Fordham University            The Jesuit University of New York
 


II. Standards of Academic Integrity

Academic integrity is the pursuit of scholarly activity in an honest, truthful, and responsible manner. Violations of academic integrity include, but are not limited to, plagiarism, cheating on exams, falsification, unapproved collaboration, and destruction of library materials. Below are instances of violations with which all members of the academic community should be familiar.

A. Plagiarism:

Plagiarism occurs when individuals attempt to present as their own what has come from another source. Plagiarism takes place whether such theft is accidental or deliberate. It is no defense to claim that one has “forgotten” to document ideas or material taken from another source.

Examples of plagiarism include, but are not limited to:

  1. Using the ideas of another person, whether or not such ideas are paraphrased, from whatever source including oral, print, broadcast, or computer-mediated communication;
  2. Rewriting borrowed material by simply dropping a word here and there, substituting a few words for others, or moving around words or sentence;
  3. Presenting borrowed material, whether a phrase, sentence, or whole paragraphs without placing quotation marks around the borrowed material in the approved style;
  4. Presenting, as one’s own an assignment, paper, or computer program partially or wholly prepared by another person, whether by another student, friend, or by a business or on-line service that sells or distributes such papers and programs;
  5. Failing to use proper citation for information obtained from print sources or the internet, according to citation criteria specified by the instructor or in cases where instructor guidance is not given, by standard manuals of style (e.g. The Chicago Manual of Style).

B. Cheating

Cheating occurs when individuals use course materials, information or devices (e.g., programmable calculator, cell phone) when such is unauthorized or prohibited.

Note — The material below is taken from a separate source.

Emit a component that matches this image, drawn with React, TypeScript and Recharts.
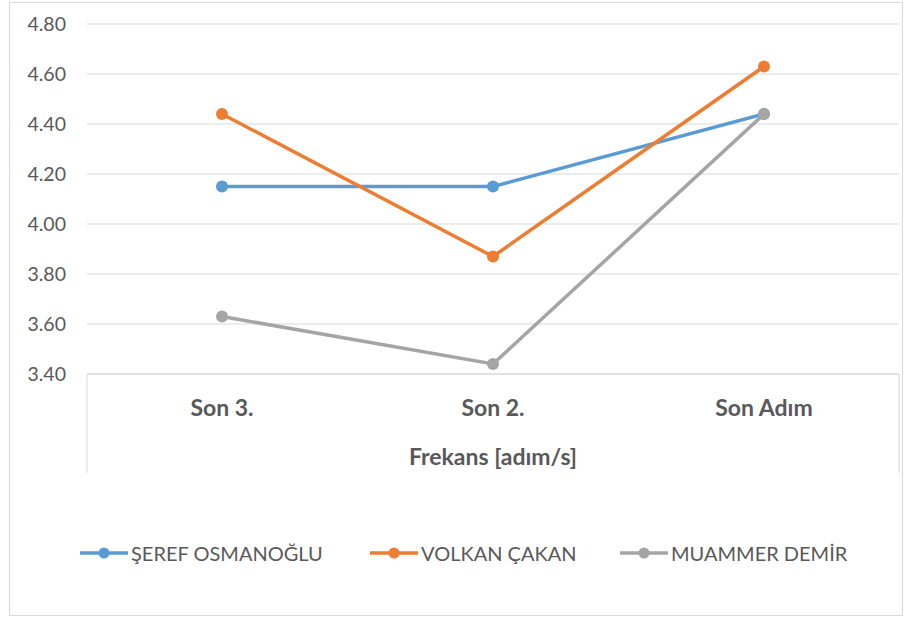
import React from "react";
import {
  LineChart,
  Line,
  XAxis,
  YAxis,
  CartesianGrid,
  Legend,
} from "recharts";

const categories = ["Son 3.", "Son 2.", "Son Adım"];
const seref = [4.15, 4.15, 4.44];
const volkan = [4.44, 3.87, 4.63];
const muammer = [3.63, 3.44, 4.44];
const yTicks = [3.4, 3.6, 3.8, 4.0, 4.2, 4.4, 4.6, 4.8];
const axisTitle = "Frekans [adım/s]";

const series = [
  { key: "seref", name: "ŞEREF OSMANOĞLU", color: "#5B9BD5" },
  { key: "volkan", name: "VOLKAN ÇAKAN", color: "#ED7D31" },
  { key: "muammer", name: "MUAMMER DEMİR", color: "#A5A5A5" },
];

const data = categories.map((cat, i) => ({
  cat,
  seref: seref[i],
  volkan: volkan[i],
  muammer: muammer[i],
}));

const FONT = "Lato, 'Open Sans', sans-serif";
const TEXT = "#595959";
const GRID = "#D9D9D9";
const HALF_BAND = 135;
const BOX_H = 99;
const LEGEND_ITEM_W = [290, 250, 240];

function CatTick(props: any) {
  const { x, y, payload, index, visibleTicksCount } = props;
  return (
    <g>
      <text
        x={x}
        y={y + 33}
        textAnchor="middle"
        dominantBaseline="central"
        fill={TEXT}
        fontSize={23}
        fontWeight="bold"
        fontFamily={FONT}
      >
        {payload.value}
      </text>
      {index === 0 && (
        <line x1={x - HALF_BAND} y1={y} x2={x - HALF_BAND} y2={y + BOX_H} stroke={GRID} />
      )}
      {index === visibleTicksCount - 1 && (
        <line x1={x + HALF_BAND} y1={y} x2={x + HALF_BAND} y2={y + BOX_H} stroke={GRID} />
      )}
    </g>
  );
}

function LegendContent(props: any) {
  const { payload } = props;
  const ordered = series
    .map((s) => payload.find((p: any) => p.dataKey === s.key))
    .filter(Boolean);
  return (
    <div style={{ display: "flex", paddingLeft: 80, height: 30, alignItems: "center" }}>
      {ordered.map((item: any, i: number) => (
        <div
          key={item.value}
          style={{ display: "flex", alignItems: "center", width: LEGEND_ITEM_W[i] }}
        >
          <svg width={48} height={14}>
            <line x1={0} y1={7} x2={48} y2={7} stroke={item.color} strokeWidth={3.5} />
            <circle cx={24} cy={7} r={5.5} fill={item.color} />
          </svg>
          <span
            style={{
              marginLeft: 3,
              fontFamily: FONT,
              fontSize: 20,
              color: TEXT,
            }}
          >
            {item.value}
          </span>
        </div>
      ))}
    </div>
  );
}

export default function App() {
  return (
    <div
      style={{
        position: "absolute",
        left: 0,
        top: 0,
        width: 907,
        height: 621,
        background: "#fff",
      }}
    >
      <div
        style={{
          position: "absolute",
          left: 9,
          top: 2,
          width: 892,
          height: 612,
          border: "1px solid #D9D9D9",
        }}
      />
      <LineChart
        width={907}
        height={621}
        data={data}
        margin={{ top: 24, right: 8, left: 0, bottom: 53 }}
      >
        <CartesianGrid vertical={false} stroke={GRID} />
        <XAxis
          dataKey="cat"
          padding={{ left: HALF_BAND, right: HALF_BAND }}
          height={100}
          interval={0}
          axisLine={{ stroke: GRID }}
          tickLine={false}
          tickSize={0}
          tickMargin={0}
          tick={<CatTick />}
          label={{
            value: axisTitle,
            position: "insideBottom",
            offset: 9,
            fill: TEXT,
            fontSize: 23,
            fontWeight: "bold",
            fontFamily: FONT,
          }}
        />
        <YAxis
          domain={[3.4, 4.8]}
          ticks={yTicks}
          tickFormatter={(v: number) => v.toFixed(2)}
          width={87}
          axisLine={false}
          tickLine={false}
          tickSize={0}
          tickMargin={21}
          tick={{ fill: TEXT, fontSize: 19.5, fontFamily: FONT }}
        />
        <Legend
          verticalAlign="bottom"
          align="left"
          content={<LegendContent />}
          wrapperStyle={{ paddingTop: 64 }}
        />
        {series.map((s) => (
          <Line
            key={s.key}
            dataKey={s.key}
            name={s.name}
            stroke={s.color}
            strokeWidth={3.5}
            dot={{ r: 6, fill: s.color, stroke: s.color, strokeWidth: 0 }}
            activeDot={false}
            isAnimationActive={false}
          />
        ))}
      </LineChart>
    </div>
  );
}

Examples of cheating include, but are not limited to:

  1. Having or using unauthorized materials, information or an unauthorized device at an examination, test or quiz;
  2. Copying from another student at an examination, test or quiz, or copying another student’s assignment, data or laboratory report;
  3. Permitting another student to copy from an assignment, paper, computer program, project, examination, test or quiz;
  4. Obtaining and/or using an unauthorized examination, test, or quiz prior to its administration;
  5. Having another person act as proxy to take an examination, test or quiz or to complete an assignment, paper, computer program, or project.

C. Falsification

Falsification occurs when individuals make false statements that mislead others. Examples of falsification include, but are not limited to:

  1. The submission or presentation of a falsified excuse for an absence from a course requirement, examination, test or quiz;
  2. The presentation of false identification or credentials in order to gain admission to a course, examination, test, quiz or degree program;
  3. The creation of a false or misleading citation;
  4. The manipulation or falsification of data for an academic assignment.

D. Unapproved Collaboration

Certain coursework and assignments such as team projects, papers, and laboratory work may involve collaboration. Unless expressly permitted or prescribed by the faculty member, students shall not engage in collaboration on graded assignments. It is the student's responsibility to ask for clarification from a faculty member to what extent, if at all, collaboration with others is allowed.

E. Other Violations of Academic Integrity

Additional violations of academic integrity include, but are not limited to:

  1. Theft, destruction, or tampering with library materials, audio and videotapes, computer hardware or software;
  2. Submission of a paper or project to more than one course during the time in which a student is attending Fordham University, without the explicit permission from all the instructors involved;
  3. Submission of work previously done in high school or at another institution, whether modified or not, without permission of the instructor.